Haunted houses and horror films allow people the opportunity to engage with their fears in a safe environment, while still being able to activate the fight or flight response, said Margee Kerr, who devoted more than 10 years of her sociology research to the study of fear and the way people engage with horror.

“When we are in a space that we know is safe and have chosen to be in, we can incite those feelings through startle and scare, it can feel really good,” she said.

Fear is a natural survival instinct the body feels when faced with a terrifying situation. There are many physiological elements one can feel when visiting a haunted house, watching a scary movie and sharing ghost stories.

While collecting research for her latest book, Scream: Chilling Adventures in the Science of Fear, Kerr composed some of her data from the fear haunted house attendees experienced at ScareHouse in Pittsburgh, Pennsylvania.

When the arousal system in the body is activated, it can trigger a flow of “feel good” transmitters and hormones like endorphins, serotonin and adrenaline that influence the brain and body. For some, it is believed that the physical sensation in itself is enjoyable.

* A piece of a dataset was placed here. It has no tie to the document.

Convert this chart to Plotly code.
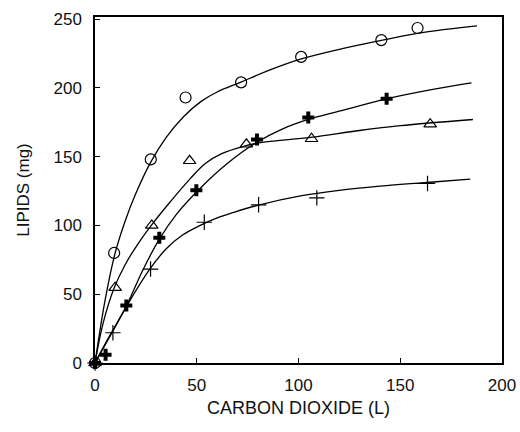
import plotly.graph_objects as go

# Measured points
circ_x = [0, 9.4, 27.4, 44.5, 71.8, 101.3, 140.7, 158.5]
circ_y = [0, 80, 148, 193, 204, 222.5, 234.7, 243.5]
tri_x = [0, 9.9, 27.9, 46.5, 74.4, 106.4, 164.7]
tri_y = [0, 54.8, 100, 147, 159, 163, 173.6]
bold_x = [0, 5.2, 15.4, 31.6, 49.8, 79.6, 104.8, 143.3]
bold_y = [0, 6.0, 41.8, 91, 125.5, 162.5, 178.5, 192]
thin_x = [0, 8.8, 27.3, 53.7, 80.4, 109.0, 163.4]
thin_y = [0, 22, 68.3, 102.3, 115, 120, 130.5]

# Fitted curves
circ_cx = [0, 5, 9.9, 15, 20, 27.4, 35, 43.5, 52, 60, 71.4, 86, 101.3, 120, 140.7, 160, 187.7]
circ_cy = [0, 46, 80, 104, 123, 146, 164, 179, 190, 197, 204, 213, 221, 228, 234.5, 240, 245]
tri_cx = [0, 4, 9.4, 15, 21.3, 28.7, 36.9, 46.8, 54.2, 62, 73, 82.9, 105.9, 130, 150, 185.7]
tri_cy = [0, 29, 54.5, 72, 87, 102, 117, 134, 145, 152, 157.5, 160.5, 164, 169, 172.5, 177]
bold_cx = [0, 5, 15.6, 23, 31.2, 40, 51.7, 65, 79.6, 92, 104.8, 120, 143.3, 166.7, 185]
bold_cy = [0, 14, 42, 66, 89, 108, 127, 145, 160.5, 170, 177, 183, 192, 199, 203.6]
thin_cx = [0, 8.7, 17, 27.1, 35, 43, 51.7, 60, 68.1, 80.9, 101, 120, 140, 163, 184.4]
thin_cy = [0, 23, 45, 68.6, 83, 93, 100, 105.5, 109.5, 115, 121.5, 125.5, 128.5, 131.2, 133.6]

x_ticks = [0, 50, 100, 150, 200]
y_ticks = [0, 50, 100, 150, 200, 250]

FONT = "Liberation Sans, Arial, sans-serif"

fig = go.Figure()
for cx, cy in [(circ_cx, circ_cy), (tri_cx, tri_cy), (bold_cx, bold_cy), (thin_cx, thin_cy)]:
    fig.add_trace(go.Scatter(x=cx, y=cy, mode="lines",
                             line=dict(color="black", width=1.3, shape="spline", smoothing=1.0),
                             showlegend=False, hoverinfo="skip", cliponaxis=False))

fig.add_trace(go.Scatter(x=circ_x, y=circ_y, mode="markers", cliponaxis=False, showlegend=False,
                         marker=dict(symbol="circle-open", size=11, color="black", line=dict(width=1.2))))
fig.add_trace(go.Scatter(x=tri_x, y=tri_y, mode="markers", cliponaxis=False, showlegend=False,
                         marker=dict(symbol="triangle-up-open", size=11, color="black", line=dict(width=1.2))))
fig.add_trace(go.Scatter(x=bold_x, y=bold_y, mode="markers", cliponaxis=False, showlegend=False,
                         marker=dict(symbol="cross", size=10, color="black", line=dict(width=0))))
fig.add_trace(go.Scatter(x=thin_x, y=thin_y, mode="markers", cliponaxis=False, showlegend=False,
                         marker=dict(symbol="cross-thin-open", size=11, color="black",
                                     line=dict(width=1.2, color="black"))))

axis_common = dict(showline=True, linecolor="black", linewidth=1.5, mirror=True, ticks="inside",
                   ticklen=5, tickcolor="black", showgrid=False, zeroline=False, automargin=False,
                   tickfont=dict(family=FONT, size=17, color="#111"))

fig.update_xaxes(range=[0, 200], tickvals=x_ticks, ticktext=[str(v) for v in x_ticks],
                 ticklabelstandoff=6,
                 title=dict(text="CARBON DIOXIDE (L)", standoff=7,
                            font=dict(family=FONT, size=18, color="#111")),
                 **axis_common)
fig.update_yaxes(range=[0, 251.5], tickvals=y_ticks, ticktext=[str(v) for v in y_ticks],
                 ticklabelstandoff=8,
                 title=dict(text="LIPIDS (mg)", standoff=20,
                            font=dict(family=FONT, size=17, color="#111")),
                 **axis_common)

fig.update_layout(width=520, height=432, margin=dict(l=95, r=18, t=17, b=69),
                  plot_bgcolor="white", paper_bgcolor="white")

fig.write_html("out.html")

“When we are not dealing with threat or injury, it can feel good when we increase our experienced knowledge …especially the endorphins, dopamine, those are associated with that euphoric feeling.”

Fun fear is healthy and encourages people to test their limits in a safe environment, she said. The horror genre is always finding new ways to test their audiences’ boundaries and although Stubbert is used to experiencing a good scare, he is not exempt from a good spook.

“I’m not unscareable by any means, I’ve been scared many times and I still enjoy it, technology is moving forward and I think the scares will move forward with it.”